* Requirements
The required output is the block of lines from the line with "What Plotly code" to the line with "import plotly.graph_objects as go", endpoints included and pictures omitted.

* Information supplied
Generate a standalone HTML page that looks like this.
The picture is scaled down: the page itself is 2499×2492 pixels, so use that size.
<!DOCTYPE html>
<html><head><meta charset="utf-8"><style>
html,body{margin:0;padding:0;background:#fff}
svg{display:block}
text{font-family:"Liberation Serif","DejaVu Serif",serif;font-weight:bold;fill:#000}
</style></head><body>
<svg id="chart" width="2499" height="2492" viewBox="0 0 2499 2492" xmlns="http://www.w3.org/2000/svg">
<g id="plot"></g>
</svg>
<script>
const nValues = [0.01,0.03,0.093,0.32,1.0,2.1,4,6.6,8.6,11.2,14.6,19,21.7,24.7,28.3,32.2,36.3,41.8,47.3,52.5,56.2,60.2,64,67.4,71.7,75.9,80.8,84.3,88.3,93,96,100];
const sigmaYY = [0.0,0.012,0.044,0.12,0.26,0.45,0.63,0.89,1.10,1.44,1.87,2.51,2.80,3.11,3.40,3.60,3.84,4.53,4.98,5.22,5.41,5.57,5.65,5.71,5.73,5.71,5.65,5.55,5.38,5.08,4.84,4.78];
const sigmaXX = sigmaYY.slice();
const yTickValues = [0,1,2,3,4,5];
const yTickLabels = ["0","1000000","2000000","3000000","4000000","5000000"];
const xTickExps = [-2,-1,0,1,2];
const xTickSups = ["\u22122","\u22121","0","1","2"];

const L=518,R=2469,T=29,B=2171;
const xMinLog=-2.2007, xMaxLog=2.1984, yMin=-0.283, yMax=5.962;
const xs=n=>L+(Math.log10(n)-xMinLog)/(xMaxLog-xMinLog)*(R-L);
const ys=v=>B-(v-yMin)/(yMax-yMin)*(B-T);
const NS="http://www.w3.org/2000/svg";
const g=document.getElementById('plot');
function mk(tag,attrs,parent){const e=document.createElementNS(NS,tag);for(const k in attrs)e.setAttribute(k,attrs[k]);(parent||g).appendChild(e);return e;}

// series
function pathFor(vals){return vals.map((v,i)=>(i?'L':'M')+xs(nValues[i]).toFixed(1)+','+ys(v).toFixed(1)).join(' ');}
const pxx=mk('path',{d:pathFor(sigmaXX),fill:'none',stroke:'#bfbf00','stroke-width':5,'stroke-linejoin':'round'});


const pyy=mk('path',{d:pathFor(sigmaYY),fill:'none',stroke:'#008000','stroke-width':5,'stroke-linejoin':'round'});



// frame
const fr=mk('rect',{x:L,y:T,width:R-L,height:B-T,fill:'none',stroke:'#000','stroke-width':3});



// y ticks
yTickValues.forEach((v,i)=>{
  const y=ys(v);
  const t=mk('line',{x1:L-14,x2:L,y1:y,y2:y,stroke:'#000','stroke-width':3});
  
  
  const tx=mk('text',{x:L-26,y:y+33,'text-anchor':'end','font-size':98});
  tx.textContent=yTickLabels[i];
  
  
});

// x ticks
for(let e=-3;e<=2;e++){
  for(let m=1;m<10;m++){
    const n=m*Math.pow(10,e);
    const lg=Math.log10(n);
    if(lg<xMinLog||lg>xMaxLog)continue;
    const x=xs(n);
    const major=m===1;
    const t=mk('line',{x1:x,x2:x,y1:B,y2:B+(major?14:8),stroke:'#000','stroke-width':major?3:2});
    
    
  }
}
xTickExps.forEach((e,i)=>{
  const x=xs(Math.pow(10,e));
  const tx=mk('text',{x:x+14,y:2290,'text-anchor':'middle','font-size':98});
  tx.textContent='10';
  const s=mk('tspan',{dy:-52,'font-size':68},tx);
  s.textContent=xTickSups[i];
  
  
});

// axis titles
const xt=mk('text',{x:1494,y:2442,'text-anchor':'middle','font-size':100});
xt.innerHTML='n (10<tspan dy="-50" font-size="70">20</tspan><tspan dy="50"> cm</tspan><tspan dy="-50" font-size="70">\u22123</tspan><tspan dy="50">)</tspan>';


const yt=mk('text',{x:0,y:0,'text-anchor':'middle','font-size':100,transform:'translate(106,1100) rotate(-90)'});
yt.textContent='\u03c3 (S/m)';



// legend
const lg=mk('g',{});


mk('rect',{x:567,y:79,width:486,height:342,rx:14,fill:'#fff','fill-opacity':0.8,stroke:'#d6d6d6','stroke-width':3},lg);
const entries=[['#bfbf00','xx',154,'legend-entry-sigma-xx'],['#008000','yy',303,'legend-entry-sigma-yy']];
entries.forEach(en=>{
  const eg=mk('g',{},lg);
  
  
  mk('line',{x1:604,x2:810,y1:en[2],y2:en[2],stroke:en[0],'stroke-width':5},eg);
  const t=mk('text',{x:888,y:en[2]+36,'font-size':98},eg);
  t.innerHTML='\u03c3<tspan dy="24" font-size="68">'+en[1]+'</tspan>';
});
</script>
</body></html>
---
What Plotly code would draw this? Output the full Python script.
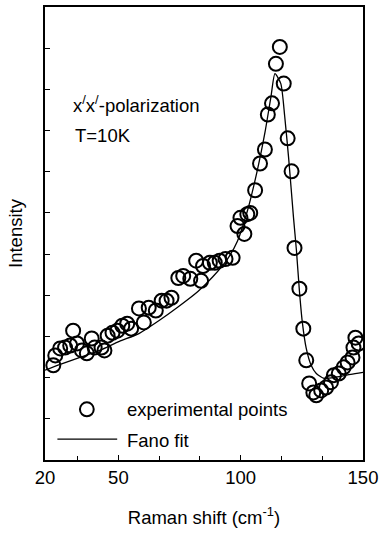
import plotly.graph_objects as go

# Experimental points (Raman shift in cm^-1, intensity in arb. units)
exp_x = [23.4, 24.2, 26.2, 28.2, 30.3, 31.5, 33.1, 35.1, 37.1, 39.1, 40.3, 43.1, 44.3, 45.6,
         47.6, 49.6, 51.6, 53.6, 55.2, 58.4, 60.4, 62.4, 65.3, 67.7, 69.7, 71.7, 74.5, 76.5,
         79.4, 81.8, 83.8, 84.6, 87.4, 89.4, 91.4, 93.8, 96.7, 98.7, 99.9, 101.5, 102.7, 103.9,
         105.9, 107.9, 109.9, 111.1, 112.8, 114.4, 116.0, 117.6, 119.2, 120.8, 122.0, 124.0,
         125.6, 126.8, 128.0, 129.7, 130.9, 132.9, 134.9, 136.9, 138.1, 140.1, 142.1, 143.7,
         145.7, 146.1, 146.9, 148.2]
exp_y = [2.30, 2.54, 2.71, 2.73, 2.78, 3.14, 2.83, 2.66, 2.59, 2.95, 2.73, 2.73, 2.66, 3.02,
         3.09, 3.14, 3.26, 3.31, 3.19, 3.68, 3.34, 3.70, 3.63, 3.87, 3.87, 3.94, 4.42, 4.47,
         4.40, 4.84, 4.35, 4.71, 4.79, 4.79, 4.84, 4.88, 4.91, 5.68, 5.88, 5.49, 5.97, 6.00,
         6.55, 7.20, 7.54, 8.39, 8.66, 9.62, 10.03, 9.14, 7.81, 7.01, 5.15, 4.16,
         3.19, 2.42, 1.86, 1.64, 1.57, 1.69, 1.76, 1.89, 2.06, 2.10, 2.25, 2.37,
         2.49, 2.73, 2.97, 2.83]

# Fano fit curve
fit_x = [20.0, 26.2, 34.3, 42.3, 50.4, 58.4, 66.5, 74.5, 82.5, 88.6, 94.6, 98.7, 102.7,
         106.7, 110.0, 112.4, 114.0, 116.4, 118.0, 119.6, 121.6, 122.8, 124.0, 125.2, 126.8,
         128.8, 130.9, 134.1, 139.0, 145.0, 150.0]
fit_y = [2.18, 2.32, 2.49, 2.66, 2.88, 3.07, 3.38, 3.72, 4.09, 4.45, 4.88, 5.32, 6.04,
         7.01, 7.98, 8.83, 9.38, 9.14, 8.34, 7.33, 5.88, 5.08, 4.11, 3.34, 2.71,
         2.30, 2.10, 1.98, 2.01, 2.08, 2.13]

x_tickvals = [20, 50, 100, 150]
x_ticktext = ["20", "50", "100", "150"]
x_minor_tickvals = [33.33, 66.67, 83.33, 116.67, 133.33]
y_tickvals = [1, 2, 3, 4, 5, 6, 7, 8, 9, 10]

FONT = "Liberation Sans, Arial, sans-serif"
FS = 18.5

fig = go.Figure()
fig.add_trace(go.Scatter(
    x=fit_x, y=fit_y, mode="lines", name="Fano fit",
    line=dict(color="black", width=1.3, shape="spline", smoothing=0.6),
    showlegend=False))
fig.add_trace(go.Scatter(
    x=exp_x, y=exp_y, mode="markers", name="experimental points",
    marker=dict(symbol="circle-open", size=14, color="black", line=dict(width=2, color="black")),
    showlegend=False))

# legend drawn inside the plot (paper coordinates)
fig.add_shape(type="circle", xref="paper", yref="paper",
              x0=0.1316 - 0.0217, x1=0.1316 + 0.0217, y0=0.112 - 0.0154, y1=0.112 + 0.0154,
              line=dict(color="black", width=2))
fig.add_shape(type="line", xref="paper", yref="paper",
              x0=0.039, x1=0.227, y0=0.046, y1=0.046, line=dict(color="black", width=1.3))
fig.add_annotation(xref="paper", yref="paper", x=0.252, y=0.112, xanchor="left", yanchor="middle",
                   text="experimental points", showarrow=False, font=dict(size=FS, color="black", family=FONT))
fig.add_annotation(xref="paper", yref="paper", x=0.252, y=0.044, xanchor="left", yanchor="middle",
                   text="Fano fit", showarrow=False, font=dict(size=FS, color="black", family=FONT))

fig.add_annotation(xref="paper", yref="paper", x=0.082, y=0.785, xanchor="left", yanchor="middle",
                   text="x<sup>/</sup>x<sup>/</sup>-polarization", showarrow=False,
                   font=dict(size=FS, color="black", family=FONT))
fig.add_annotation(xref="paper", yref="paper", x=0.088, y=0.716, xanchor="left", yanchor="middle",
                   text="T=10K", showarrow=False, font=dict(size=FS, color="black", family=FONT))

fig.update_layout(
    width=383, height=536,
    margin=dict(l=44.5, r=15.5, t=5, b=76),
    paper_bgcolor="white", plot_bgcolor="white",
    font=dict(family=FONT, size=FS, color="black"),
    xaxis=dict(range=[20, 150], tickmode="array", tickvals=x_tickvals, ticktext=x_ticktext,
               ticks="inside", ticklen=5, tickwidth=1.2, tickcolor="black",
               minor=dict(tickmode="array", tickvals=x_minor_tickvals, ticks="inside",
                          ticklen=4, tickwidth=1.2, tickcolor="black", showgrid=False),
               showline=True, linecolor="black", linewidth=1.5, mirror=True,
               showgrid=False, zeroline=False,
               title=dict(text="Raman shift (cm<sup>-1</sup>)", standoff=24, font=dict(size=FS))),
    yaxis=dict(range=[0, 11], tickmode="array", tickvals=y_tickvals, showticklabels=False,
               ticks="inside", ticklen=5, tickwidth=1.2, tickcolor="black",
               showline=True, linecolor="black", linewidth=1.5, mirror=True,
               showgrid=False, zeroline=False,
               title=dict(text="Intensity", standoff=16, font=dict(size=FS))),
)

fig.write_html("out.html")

* Response below
What Plotly code would draw this? Output the full Python script.
import plotly.graph_objects as go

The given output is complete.